The ban is the latest attempt by city leaders to reduce gun violence in the nation’s tenth largest city.

While the federal government and California have passed recent legislation around ghost guns — which can be easily purchased online without a background check, built at home and lack a serial number — there is no current federal or state law that addresses the possession of ghost guns.

On Tuesday, the San Jose City Council voted unanimously to make it illegal to possess, manufacture, sell or transfer ghost guns or their parts. San Jose’s law, which will give owners of ghost guns 120 days to apply for a serial number through the California Department of Justice, follows the suit of other cities like Oakland, San Diego, San Francisco and Los Angeles.

“While the new federal regulations help to stem the rising tide of ghost guns at the shoreline, it doesn’t enable us to do much about the ocean of guns that are already out there,” Mayor Sam Liccardo told this news organization.

In 2020, the San Jose Police Department recovered 206 firearms without serial numbers, compared to 75 in 2017, according to the mayor’s office.

The ban on ghost guns is just one of several measures San Jose has taken in recent years to regulate firearms. The actions come following the deadliest mass shooting in Bay Area history, when a Santa Clara Valley Transportation Authority employee fatally shot nine of his co-workers and then himself at a rail yard in May 2021.

Less than a month later, San Jose passed a law requiring retailers to video-record all firearm purchases to prevent straw purchasing, which occurs when someone purchases a gun for someone who isn’t allowed to own a firearm.

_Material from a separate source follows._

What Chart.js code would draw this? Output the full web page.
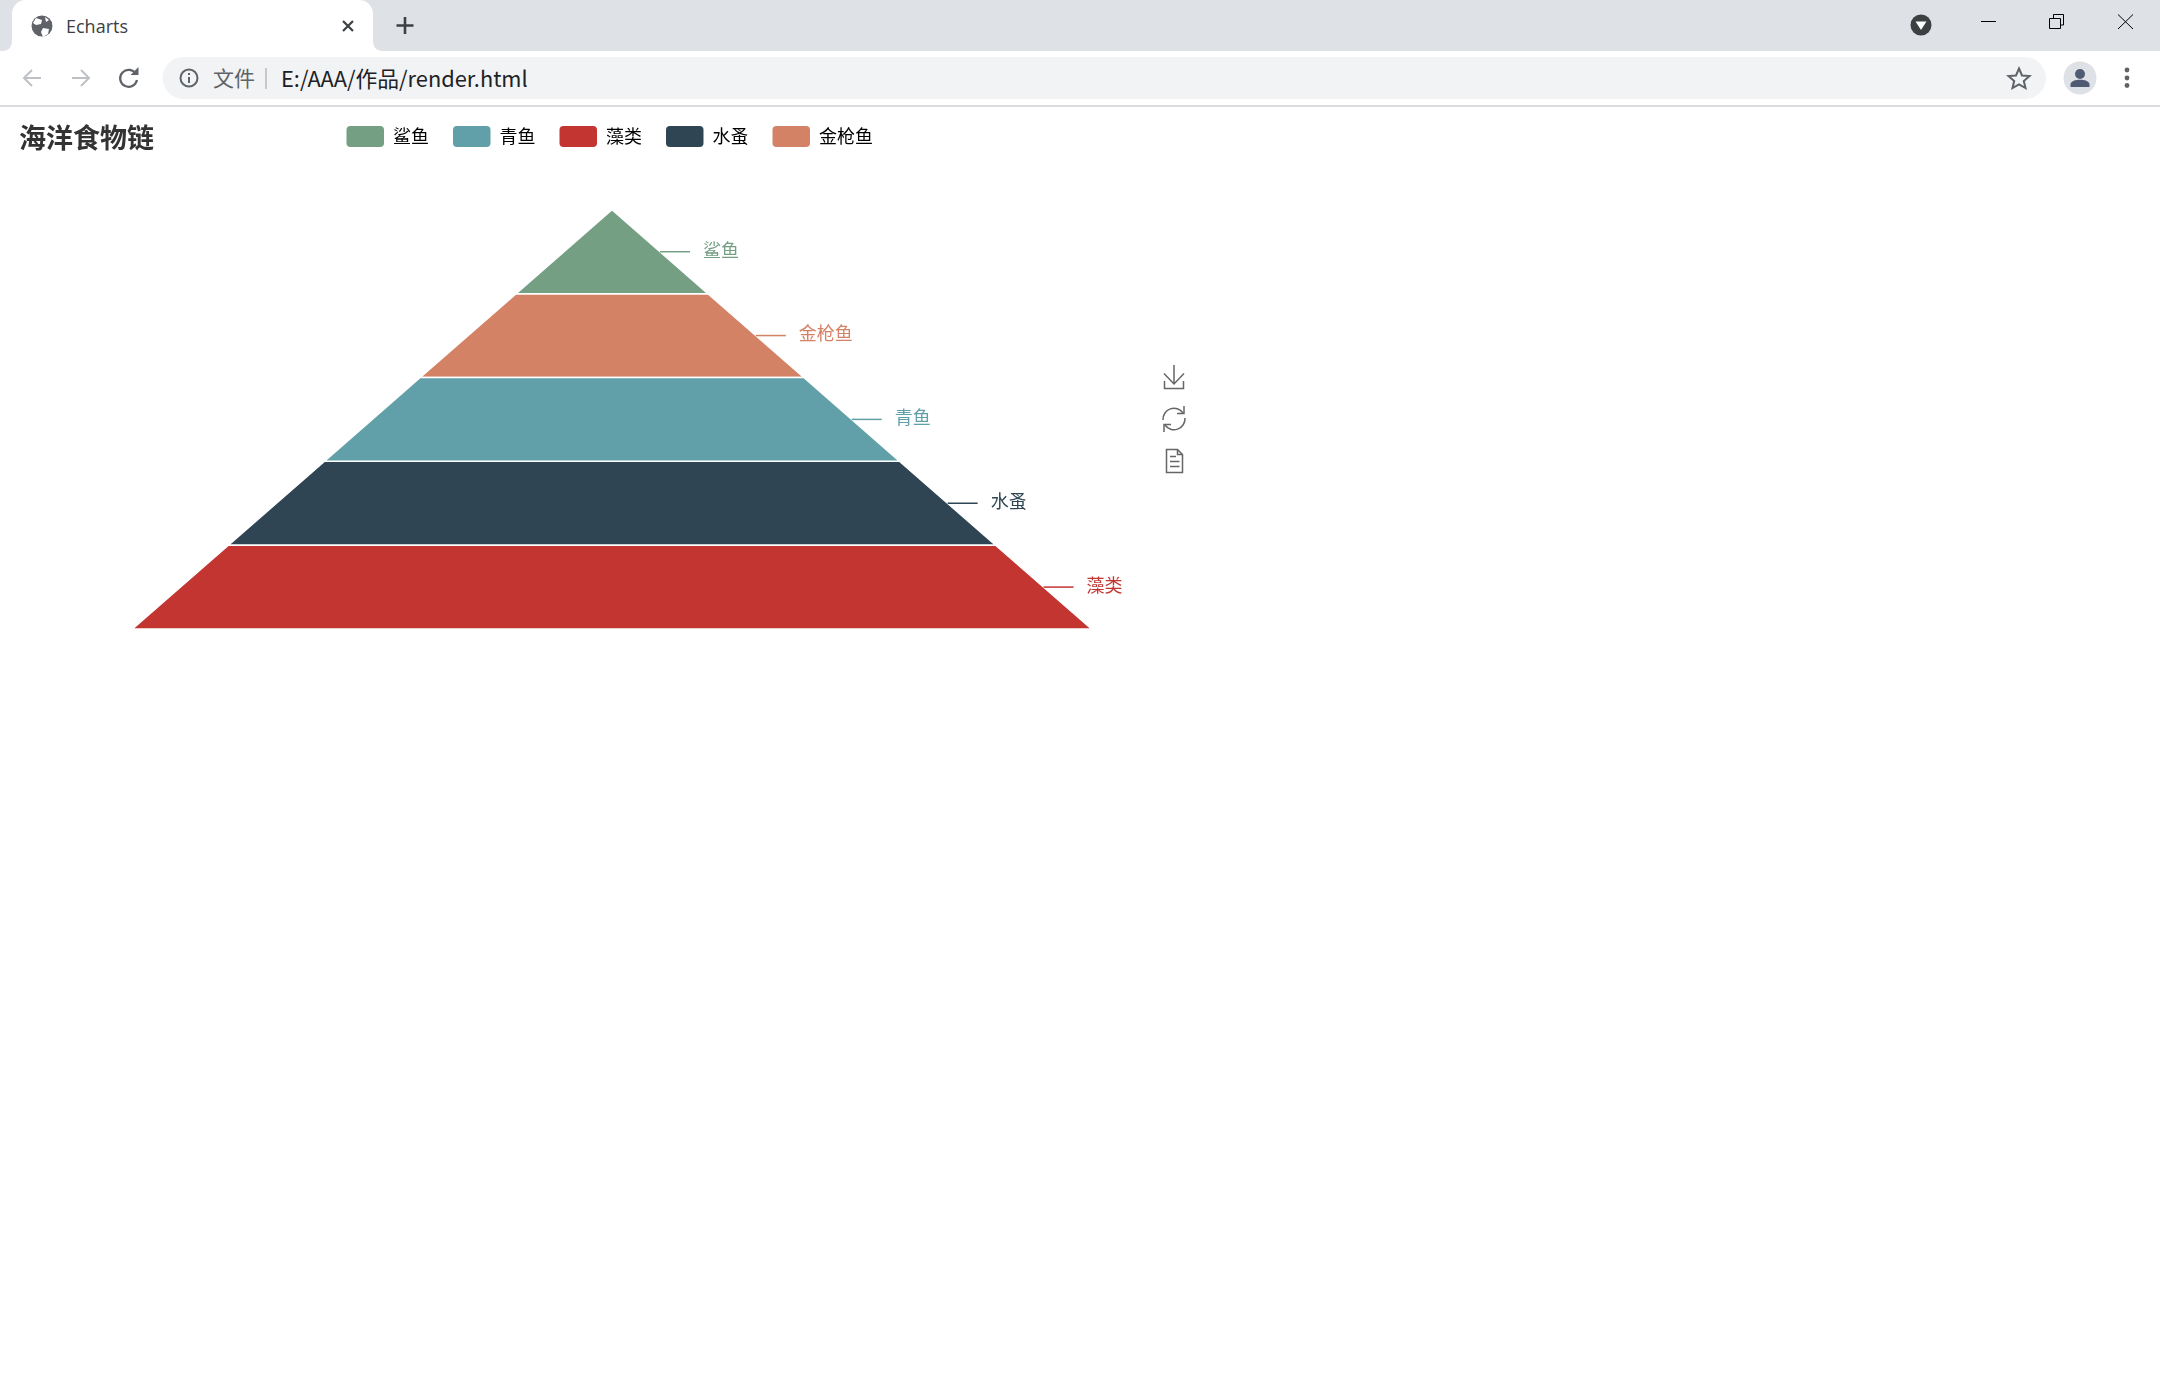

And in January, San Jose became the first city in the country to require gun owners to purchase liability insurance for their weapons. The law goes into effect in August and will also require gun owners to pay an annual fee to a nonprofit that will distribute the funds to groups that offer suicide prevention programs and mental health services.

The law is already facing legal challenges from several groups, including the National Association for Gun Rights, the Howard Jarvis Taxpayers Association, the Silicon Valley Public Accountability Foundation and the Silicon Valley Taxpayers Association.

This week, the Silicon Valley Public Accountability Foundation took aim at the ban on ghost guns. In a May 6 letter to the city, the nonprofit argued it “will not stop any criminals who wish to violate the law” and takes “away the constitutionally protected rights of individuals to privately manufacture their own firearms in a legal manner.”

Liccardo, who proposed the gun insurance mandate nearly three years ago following a mass shooting at the Gilroy Garlic Festival, told this news organization that “no law stops criminals from having guns on the streets unless it’s effectively enforced.”

“Since we know that there’s a very high correlation between ownership of ghost guns and criminal organizations” he said, ” this would be a law that is absolutely worth enforcing.”

Earlier this year, the Santa Clara County District Attorney’s Office charged three individuals for turning a Willow Glen home into a ghost-gun making operation.

At the time, prosecutors said that the three individuals were producing made-to-order AK and AR-style assault rifles and using kits, custom-made tools and 3D printing to manufacture the guns.

In March, San Jose police Chief Anthony Mata announced a new program that offers cash rewards for information that help police seize ghost guns. Out of the 1,108 firearms seized by SJPD in the preceding 14 months, 287 were ghost guns.